Closer, I could see Niko’s sword flashing, reflecting the stray beams of the streetlamps from the boardwalk. The eel’s head was moving back and forth just as fast. A lot faster than I’d anticipated. Apparently, it had figured out its eyes were its weak point, the same as we had. Or maybe that’s a knowledge that big bad-ass eels are born with. I didn’t know and I didn’t care. What I cared about was that Nik was taking on that thing alone. I ran faster, then dove to the ground as the tail headed my way. It passed over my head with only inches to spare. I smelled the dank salt water that sprayed over me. I turned my head to one side and flattened myself as much as possible as the tail swung back. This time I felt the skim of flesh against my ear. It was ice cold and unnaturally smooth, like a leech. I gritted my teeth, refused to shudder at the sensation, got up, and moved. And I mean moved. I kicked off my shoes and tore ass up the length of the monster, and when it turned its head away from Nik’s sword, I put eleven silenced rounds right in its bloodred eye.
That it noticed.
It didn’t die. It didn’t thrash about in agony. It just noticed.
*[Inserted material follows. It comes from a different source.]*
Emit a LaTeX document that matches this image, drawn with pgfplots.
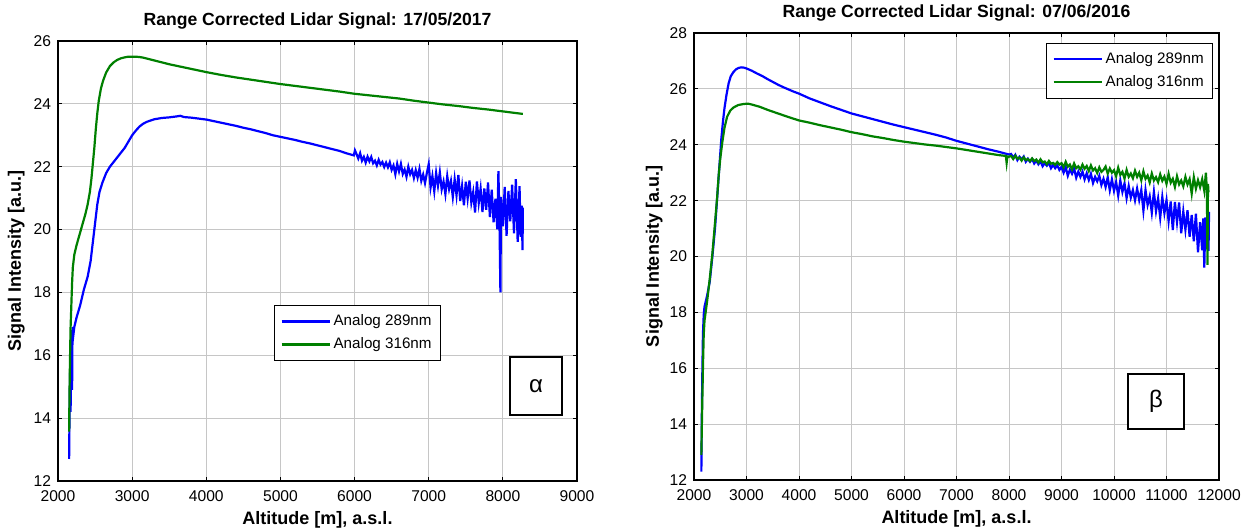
\documentclass[border=0pt]{standalone}
\usepackage{fontspec}
\setmainfont{Liberation Sans}
\usepackage{pgfplots}
\pgfplotsset{compat=1.18}

\definecolor{mblue}{RGB}{0,0,255}
\definecolor{mgreen}{RGB}{0,128,0}

% 1 px of the reference = 0.5pt
\pgfplotsset{
  lidar/.style={
    scale only axis,
    anchor=south west,
    axis line style={line width=0.75pt},
    tick align=inside,
    major tick length=2pt,
    tick style={black,line width=0.5pt},
    grid=major,
    major grid style={gray!45,line width=0.5pt},
    scaled ticks=false,
    /pgf/number format/assume math mode=true,
    /pgf/number format/1000 sep={},
    ticklabel style={font=\fontsize{7.8}{9}\selectfont},
    xticklabel style={yshift=-1.5pt},
    title style={font=\bfseries\fontsize{8.8}{10}\selectfont, at={(0.5,1)}, anchor=base, yshift=1.5pt},
    xlabel style={font=\bfseries\fontsize{9}{10}\selectfont, at={(0.5,0)}, anchor=base, yshift=-22pt},
    ylabel style={font=\bfseries\fontsize{9}{10}\selectfont, anchor=base},
    legend style={font=\fontsize{7.6}{9}\selectfont, draw=black, line width=0.5pt,
      inner xsep=3pt, inner ysep=3pt, nodes={inner sep=1.5pt}, row sep=1.5pt, cells={anchor=west}},
    legend image code/.code={\draw[#1, line width=1.1pt] (0pt,0pt) -- (24pt,0pt);},
  },
}

\begin{document}
\begin{tikzpicture}
\useasboundingbox (0,0) rectangle (624.5pt,264.5pt);

% ---------------- left panel ----------------
\begin{axis}[
  lidar,
  at={(29pt,24pt)},
  width=259.5pt, height=220pt,
  xmin=2000, xmax=9000, ymin=12, ymax=26,
  xtick={2000,3000,...,9000},
  ytick={12,14,...,26},
  title={Range Corrected Lidar Signal: 17/05/2017},
  xlabel={Altitude [m], a.s.l.},
  ylabel={Signal Intensity [a.u.]},
  ylabel style={at={(axis description cs:-0.0713,0.5)}},
  legend style={at={(0.416,0.4)}, anchor=north west},
]
\addplot[mblue, line width=1.1pt] coordinates {
(2150,12.7)(2155,14.0)(2160,15.0)(2165,15.7)(2170,14.2)(2175,15.8)(2180,16.8)
(2185,15.0)(2190,14.9)(2195,16.6)(2200,16.9)(2210,16.7)(2220,16.9)(2250,17.2)
(2300,17.6)(2350,18.1)(2400,18.5)(2440,19.0)(2470,19.6)(2500,20.2)(2530,20.8)
(2560,21.2)(2600,21.5)(2650,21.8)(2700,22.0)(2750,22.15)(2800,22.3)(2850,22.45)
(2900,22.6)(2950,22.8)(3000,23.0)(3050,23.15)(3100,23.28)(3150,23.37)(3200,23.43)
(3300,23.51)(3400,23.55)(3500,23.57)(3600,23.6)(3650,23.62)(3700,23.58)
(3800,23.56)(3900,23.53)(4000,23.5)(4100,23.45)(4200,23.4)(4300,23.35)
(4400,23.3)(4500,23.24)(4600,23.19)(4700,23.13)(4800,23.07)(4900,23.0)
(5000,22.95)(5100,22.9)(5200,22.85)(5300,22.79)(5400,22.74)(5500,22.68)
(5600,22.62)(5700,22.56)(5800,22.5)(5900,22.42)(5990,22.36)(6005,22.52)
(6025,22.41)(6050,22.26)(6075,22.43)(6100,22.19)(6125,22.31)(6150,22.13)
(6175,22.32)(6200,22.17)(6225,22.31)(6250,22.11)(6275,22.19)(6300,22.04)
(6325,22.22)(6350,22.07)(6375,22.15)(6400,21.99)(6425,22.13)(6450,21.98)
(6475,22.14)(6500,21.90)(6525,22.04)(6550,21.76)(6575,22.09)(6600,21.85)
(6625,22.09)(6650,21.77)(6675,21.91)(6700,21.68)(6725,22.00)(6750,21.76)
(6775,21.90)(6800,21.64)(6825,21.89)(6850,21.65)(6875,21.93)(6900,21.55)
(6925,21.75)(6950,21.48)(6975,21.80)(7000,22.08)(7025,21.34)(7050,21.70)
(7075,21.22)(7100,21.80)(7125,21.39)(7150,21.82)(7175,21.28)(7200,21.53)
(7225,21.13)(7250,21.70)(7275,21.29)(7300,21.55)(7325,21.04)(7350,21.60)
(7375,21.09)(7400,21.74)(7425,20.91)(7450,21.38)(7475,20.77)(7500,21.52)
(7525,20.99)(7550,21.56)(7575,20.86)(7600,21.19)(7625,20.54)(7650,21.53)
(7675,20.85)(7700,21.30)(7725,20.56)(7750,21.31)(7775,20.63)(7800,21.50)
(7825,20.40)(7850,21.27)(7875,20.23)(7900,20.98)(7925,20.01)(7940,21.86)
(7955,20.15)(7967,18.0)(7975,21.04)(8000,20.10)(8025,21.36)(8050,19.80)
(8075,21.23)(8100,20.26)(8125,21.43)(8150,19.88)(8175,21.60)(8200,19.61)
(8225,21.38)(8240,19.77)(8255,20.76)(8265,19.35)(8270,20.7)
};
\addlegendentry{Analog 289nm}
\addplot[mgreen, line width=1.1pt] coordinates {
(2150,13.57)(2155,14.8)(2160,15.6)(2165,16.3)(2170,16.9)(2180,17.6)(2190,18.3)
(2200,18.8)(2220,19.2)(2250,19.5)(2280,19.75)(2310,20.0)(2340,20.25)(2370,20.5)
(2400,20.8)(2430,21.2)(2450,21.6)(2470,22.1)(2490,22.6)(2510,23.2)(2530,23.7)
(2550,24.1)(2580,24.5)(2610,24.75)(2650,25.0)(2700,25.2)(2750,25.32)(2800,25.4)
(2850,25.45)(2900,25.48)(2950,25.5)(3000,25.5)(3050,25.5)(3100,25.49)
(3150,25.47)(3200,25.44)(3300,25.38)(3400,25.32)(3500,25.26)(3600,25.21)
(3700,25.16)(3800,25.11)(3900,25.06)(4000,25.01)(4200,24.92)(4400,24.84)
(4600,24.77)(4800,24.7)(5000,24.63)(5200,24.57)(5400,24.51)(5600,24.45)
(5800,24.39)(6000,24.32)(6200,24.27)(6400,24.22)(6600,24.17)(6800,24.1)
(7000,24.04)(7200,23.98)(7400,23.93)(7600,23.87)(7800,23.82)(8000,23.76)
(8200,23.7)(8270,23.68)
};
\addlegendentry{Analog 316nm}
\node[draw, fill=white, line width=0.6pt, minimum width=26pt, minimum height=29pt,
  font=\fontsize{12}{12}\selectfont] at (axis description cs:0.921,0.216) {α};
\end{axis}

% ---------------- right panel ----------------
\begin{axis}[
  lidar,
  at={(347pt,24.5pt)},
  width=262.5pt, height=223.5pt,
  xmin=2000, xmax=12000, ymin=12, ymax=28,
  xtick={2000,3000,...,12000},
  ytick={12,14,...,28},
  title={Range Corrected Lidar Signal: 07/06/2016},
  xlabel={Altitude [m], a.s.l.},
  ylabel={Signal Intensity [a.u.]},
  ylabel style={at={(axis description cs:-0.0667,0.5)}},
  legend style={at={(0.989,0.978)}, anchor=north east},
]
\addplot[mblue, line width=1.1pt] coordinates {
(2140,12.3)(2150,14.5)(2160,16.0)(2170,17.2)(2185,17.9)(2200,18.2)(2250,18.6)
(2300,19.1)(2350,20.0)(2400,21.0)(2430,21.8)(2460,22.6)(2490,23.4)(2520,24.2)
(2550,24.8)(2580,25.3)(2620,25.8)(2660,26.2)(2700,26.45)(2750,26.6)(2800,26.7)
(2850,26.75)(2900,26.77)(2950,26.76)(3000,26.73)(3100,26.65)(3200,26.55)
(3300,26.46)(3400,26.35)(3500,26.25)(3600,26.15)(3700,26.06)(3800,25.98)
(3900,25.9)(4000,25.83)(4200,25.66)(4400,25.52)(4600,25.38)(4800,25.25)
(5000,25.12)(5200,25.02)(5400,24.92)(5600,24.82)(5800,24.72)(6000,24.63)
(6200,24.54)(6400,24.45)(6600,24.36)(6800,24.26)(7000,24.14)(7200,24.04)
(7400,23.94)(7600,23.84)(7800,23.75)(8000,23.65)(8040,23.67)(8080,23.53)
(8120,23.64)(8160,23.45)(8200,23.57)(8240,23.48)(8280,23.58)(8320,23.39)
(8360,23.50)(8400,23.39)(8440,23.49)(8480,23.33)(8520,23.44)(8560,23.30)
(8600,23.41)(8640,23.23)(8680,23.34)(8720,23.25)(8760,23.35)(8800,23.16)
(8840,23.28)(8880,23.16)(8920,23.26)(8960,23.10)(9000,23.21)(9040,23.00)
(9080,23.20)(9120,22.89)(9160,23.11)(9200,22.96)(9240,23.15)(9280,22.82)
(9320,23.04)(9360,22.85)(9400,23.04)(9440,22.76)(9480,22.98)(9520,22.74)
(9560,22.96)(9600,22.63)(9640,22.85)(9680,22.69)(9720,22.89)(9760,22.56)
(9800,22.78)(9840,22.49)(9880,22.84)(9920,22.37)(9960,22.76)(10000,22.35)
(10040,22.67)(10080,22.18)(10120,22.72)(10160,22.31)(10200,22.62)(10240,22.09)
(10280,22.52)(10320,22.11)(10360,22.38)(10400,22.01)(10440,22.43)(10480,22.02)
(10520,22.38)(10560,21.64)(10600,22.38)(10640,21.85)(10680,22.15)(10720,21.57)
(10760,22.31)(10800,21.62)(10840,22.08)(10880,21.39)(10920,22.13)(10960,21.55)
(11000,22.01)(11040,21.27)(11080,21.97)(11120,20.95)(11160,21.95)(11200,21.23)
(11240,21.93)(11280,20.83)(11320,21.61)(11360,20.96)(11400,21.66)(11440,20.71)
(11480,21.49)(11520,20.54)(11560,21.53)(11600,20.15)(11640,21.23)(11680,20.22)
(11700,21.36)(11720,19.6)(11740,21.4)(11760,20.27)(11780,21.65)(11800,20.2)
(11810,21.6)
};
\addlegendentry{Analog 289nm}
\addplot[mgreen, line width=1.1pt] coordinates {
(2140,12.9)(2150,14.0)(2160,15.0)(2170,16.0)(2185,17.2)(2200,17.7)(2250,18.4)
(2300,19.2)(2350,20.1)(2400,21.2)(2440,22.1)(2470,22.9)(2500,23.5)(2540,24.1)
(2580,24.6)(2630,25.0)(2690,25.22)(2750,25.33)(2840,25.42)(2950,25.46)
(3030,25.47)(3100,25.44)(3250,25.36)(3400,25.25)(3600,25.12)(3800,24.99)
(4000,24.87)(4200,24.79)(4400,24.7)(4600,24.62)(4800,24.54)(5000,24.45)
(5200,24.38)(5400,24.3)(5600,24.24)(5800,24.17)(6000,24.11)(6200,24.06)
(6400,24.01)(6600,23.97)(6800,23.92)(7000,23.87)(7200,23.81)(7400,23.75)
(7600,23.69)(7800,23.63)(7940,23.6)(7955,23.35)(7970,23.58)(8000,23.57)
(8040,23.60)(8080,23.49)(8120,23.61)(8160,23.50)(8200,23.54)(8240,23.43)
(8280,23.55)(8320,23.45)(8360,23.49)(8400,23.41)(8440,23.51)(8480,23.42)
(8520,23.47)(8560,23.36)(8600,23.48)(8640,23.37)(8680,23.40)(8720,23.30)
(8760,23.42)(8800,23.32)(8840,23.35)(8880,23.28)(8920,23.38)(8960,23.29)
(9000,23.34)(9040,23.19)(9080,23.39)(9120,23.21)(9160,23.29)(9200,23.12)
(9240,23.33)(9280,23.16)(9320,23.23)(9360,23.11)(9400,23.29)(9440,23.14)
(9480,23.24)(9520,23.06)(9560,23.26)(9600,23.08)(9640,23.16)(9680,22.99)
(9720,23.19)(9760,23.03)(9800,23.10)(9840,23.22)(9880,22.97)(9920,23.15)
(9960,23.00)(10000,23.09)(10040,22.87)(10080,23.18)(10120,22.92)(10160,23.03)
(10200,22.79)(10240,23.10)(10280,22.85)(10320,22.97)(10360,22.80)(10400,23.07)
(10440,22.85)(10480,23.00)(10520,22.73)(10560,23.05)(10600,22.78)(10640,22.90)
(10680,22.65)(10720,22.97)(10760,22.72)(10800,22.84)(10840,22.66)(10880,22.94)
(10920,22.71)(10960,22.86)(11000,22.60)(11040,22.96)(11080,22.64)(11120,22.78)
(11160,22.49)(11200,22.87)(11240,22.58)(11280,22.72)(11320,22.51)(11360,22.85)
(11400,22.58)(11440,22.77)(11480,22.25)(11520,22.84)(11560,22.43)(11600,22.73)
(11640,22.48)(11680,22.77)(11720,22.35)(11750,23.0)(11770,22.35)(11780,19.7)
(11790,22.6)(11800,22.3)
};
\addlegendentry{Analog 316nm}
\node[draw, fill=white, line width=0.6pt, minimum width=28pt, minimum height=27.5pt,
  font=\fontsize{12}{12}\selectfont] at (axis description cs:0.88,0.1756) {β};
\end{axis}
\end{tikzpicture}
\end{document}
But that was enough to put its attention squarely on me. Its right eye turned to jelly, it opened its mouth—the teeth cutting through the air like the maiming snap of a bear trap. I could smell the Mer on its breath. The blood, the flesh. I could smell other flesh, too, caught in its teeth. Decaying. Rotting for days, weeks. I gagged at the reek of it as I desperately dived to one side. Out of the corner of my eye, I saw Niko go for the other eye. But the thing wasn’t surprised from behind this time. It knew where Nik was, knew that danger well. It snapped its head back. Niko was hit by the snout and flung across the beach, narrowly missing one of the pier columns. That would’ve broken him . . . shattered every bone to pieces no one could put back together again.